— Start of DATASET SECTION —

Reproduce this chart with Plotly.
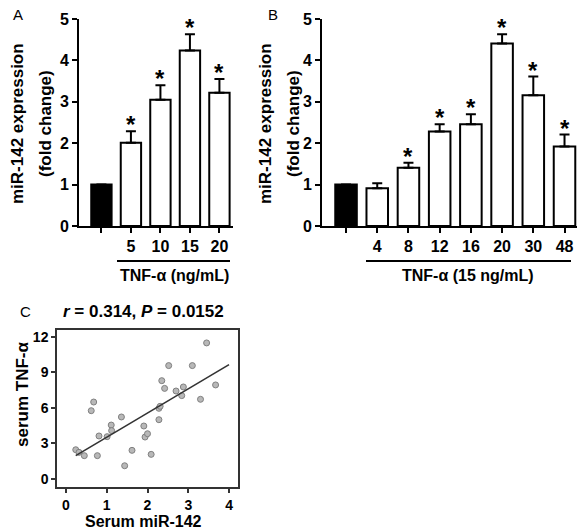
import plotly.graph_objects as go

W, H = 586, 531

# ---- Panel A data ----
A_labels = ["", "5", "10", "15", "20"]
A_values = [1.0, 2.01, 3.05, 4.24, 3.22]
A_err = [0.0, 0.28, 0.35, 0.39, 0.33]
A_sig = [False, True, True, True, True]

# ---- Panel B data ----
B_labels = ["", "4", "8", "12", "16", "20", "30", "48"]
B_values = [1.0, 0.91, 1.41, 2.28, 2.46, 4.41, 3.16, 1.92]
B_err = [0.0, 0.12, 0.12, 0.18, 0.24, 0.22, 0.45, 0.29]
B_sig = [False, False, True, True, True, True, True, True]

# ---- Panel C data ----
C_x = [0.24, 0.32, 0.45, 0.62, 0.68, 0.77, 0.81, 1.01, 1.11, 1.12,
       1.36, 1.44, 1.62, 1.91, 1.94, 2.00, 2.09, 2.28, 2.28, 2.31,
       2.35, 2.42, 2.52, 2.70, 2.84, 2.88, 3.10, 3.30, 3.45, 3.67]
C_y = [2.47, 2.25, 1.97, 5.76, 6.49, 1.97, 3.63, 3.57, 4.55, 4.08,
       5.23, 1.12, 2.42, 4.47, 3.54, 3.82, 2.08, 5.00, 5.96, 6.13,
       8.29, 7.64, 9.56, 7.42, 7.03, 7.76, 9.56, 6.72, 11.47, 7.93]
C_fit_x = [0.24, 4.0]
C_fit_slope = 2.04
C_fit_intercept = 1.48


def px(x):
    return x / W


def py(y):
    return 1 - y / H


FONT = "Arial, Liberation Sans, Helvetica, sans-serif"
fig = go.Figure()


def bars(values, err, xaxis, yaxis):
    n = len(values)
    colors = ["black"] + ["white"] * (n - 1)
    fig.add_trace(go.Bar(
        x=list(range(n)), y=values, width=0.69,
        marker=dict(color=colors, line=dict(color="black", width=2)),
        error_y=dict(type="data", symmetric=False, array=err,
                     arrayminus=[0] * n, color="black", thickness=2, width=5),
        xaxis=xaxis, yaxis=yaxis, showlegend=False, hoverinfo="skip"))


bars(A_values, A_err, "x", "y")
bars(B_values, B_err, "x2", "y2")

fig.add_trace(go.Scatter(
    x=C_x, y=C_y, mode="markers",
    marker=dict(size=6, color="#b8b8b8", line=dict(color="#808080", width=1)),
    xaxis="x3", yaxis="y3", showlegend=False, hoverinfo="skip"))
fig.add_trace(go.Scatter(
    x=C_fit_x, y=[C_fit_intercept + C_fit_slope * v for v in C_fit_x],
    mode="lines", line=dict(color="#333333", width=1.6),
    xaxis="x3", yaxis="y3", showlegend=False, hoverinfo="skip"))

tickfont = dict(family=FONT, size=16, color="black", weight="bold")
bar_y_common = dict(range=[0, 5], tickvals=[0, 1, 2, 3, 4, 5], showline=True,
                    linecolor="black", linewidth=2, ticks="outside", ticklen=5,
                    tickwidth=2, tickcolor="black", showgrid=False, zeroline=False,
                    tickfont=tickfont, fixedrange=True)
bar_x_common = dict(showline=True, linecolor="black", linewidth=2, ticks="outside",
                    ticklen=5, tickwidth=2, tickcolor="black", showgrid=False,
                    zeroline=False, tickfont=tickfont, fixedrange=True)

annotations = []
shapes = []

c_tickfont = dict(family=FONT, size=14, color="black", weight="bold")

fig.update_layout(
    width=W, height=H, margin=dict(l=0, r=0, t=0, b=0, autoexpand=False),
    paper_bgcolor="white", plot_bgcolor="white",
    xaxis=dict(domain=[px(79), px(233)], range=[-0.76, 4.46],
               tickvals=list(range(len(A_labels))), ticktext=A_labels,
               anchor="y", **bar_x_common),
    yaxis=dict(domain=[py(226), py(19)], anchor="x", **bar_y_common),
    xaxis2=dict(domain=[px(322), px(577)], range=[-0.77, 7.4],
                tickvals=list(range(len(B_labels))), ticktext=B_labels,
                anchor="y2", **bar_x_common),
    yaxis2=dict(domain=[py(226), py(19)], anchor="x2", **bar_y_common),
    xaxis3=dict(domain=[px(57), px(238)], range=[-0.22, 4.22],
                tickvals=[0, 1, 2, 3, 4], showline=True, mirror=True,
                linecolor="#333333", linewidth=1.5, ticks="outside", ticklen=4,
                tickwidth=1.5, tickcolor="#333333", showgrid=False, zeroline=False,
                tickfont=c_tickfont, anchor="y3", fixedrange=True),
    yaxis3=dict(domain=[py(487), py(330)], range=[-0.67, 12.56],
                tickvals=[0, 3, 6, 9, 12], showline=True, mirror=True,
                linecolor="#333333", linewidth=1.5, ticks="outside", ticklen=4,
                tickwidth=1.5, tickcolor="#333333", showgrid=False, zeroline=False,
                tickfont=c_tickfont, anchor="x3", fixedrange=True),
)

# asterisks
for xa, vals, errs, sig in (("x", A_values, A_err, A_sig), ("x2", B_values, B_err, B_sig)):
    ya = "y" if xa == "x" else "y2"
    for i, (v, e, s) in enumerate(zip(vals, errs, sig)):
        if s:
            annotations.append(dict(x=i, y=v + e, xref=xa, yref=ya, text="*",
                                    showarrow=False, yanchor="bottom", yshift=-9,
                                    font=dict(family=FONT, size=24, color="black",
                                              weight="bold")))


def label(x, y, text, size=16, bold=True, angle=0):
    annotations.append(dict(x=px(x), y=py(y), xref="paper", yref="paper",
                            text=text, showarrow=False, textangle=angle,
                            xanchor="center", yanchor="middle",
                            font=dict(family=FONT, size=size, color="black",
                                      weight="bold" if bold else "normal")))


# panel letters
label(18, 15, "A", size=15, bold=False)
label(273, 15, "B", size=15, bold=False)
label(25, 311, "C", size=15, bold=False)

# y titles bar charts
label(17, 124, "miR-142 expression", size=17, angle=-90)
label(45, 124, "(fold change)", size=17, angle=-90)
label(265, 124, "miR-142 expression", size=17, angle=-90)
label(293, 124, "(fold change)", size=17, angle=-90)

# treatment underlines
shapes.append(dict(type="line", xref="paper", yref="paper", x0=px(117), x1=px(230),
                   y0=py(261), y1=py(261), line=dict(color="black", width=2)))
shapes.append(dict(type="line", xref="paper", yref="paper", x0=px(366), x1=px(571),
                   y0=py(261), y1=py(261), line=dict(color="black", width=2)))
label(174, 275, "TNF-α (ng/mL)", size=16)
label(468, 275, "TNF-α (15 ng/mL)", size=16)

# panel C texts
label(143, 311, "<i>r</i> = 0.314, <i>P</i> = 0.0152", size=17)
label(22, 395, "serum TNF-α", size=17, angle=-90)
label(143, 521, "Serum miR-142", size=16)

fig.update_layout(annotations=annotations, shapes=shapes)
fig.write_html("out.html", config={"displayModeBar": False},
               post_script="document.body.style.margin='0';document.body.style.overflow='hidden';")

— End of DATASET SECTION —

TASK DIRECTIONS:
Pictures stay out. Print the data exactly, from its first line through the line containing "B_sig = [False, False, True, True, True, True, True, True]".

SOLUTION TO THIS EXERCISE:
Reproduce this chart with Plotly.
import plotly.graph_objects as go

W, H = 586, 531

# ---- Panel A data ----
A_labels = ["", "5", "10", "15", "20"]
A_values = [1.0, 2.01, 3.05, 4.24, 3.22]
A_err = [0.0, 0.28, 0.35, 0.39, 0.33]
A_sig = [False, True, True, True, True]

# ---- Panel B data ----
B_labels = ["", "4", "8", "12", "16", "20", "30", "48"]
B_values = [1.0, 0.91, 1.41, 2.28, 2.46, 4.41, 3.16, 1.92]
B_err = [0.0, 0.12, 0.12, 0.18, 0.24, 0.22, 0.45, 0.29]
B_sig = [False, False, True, True, True, True, True, True]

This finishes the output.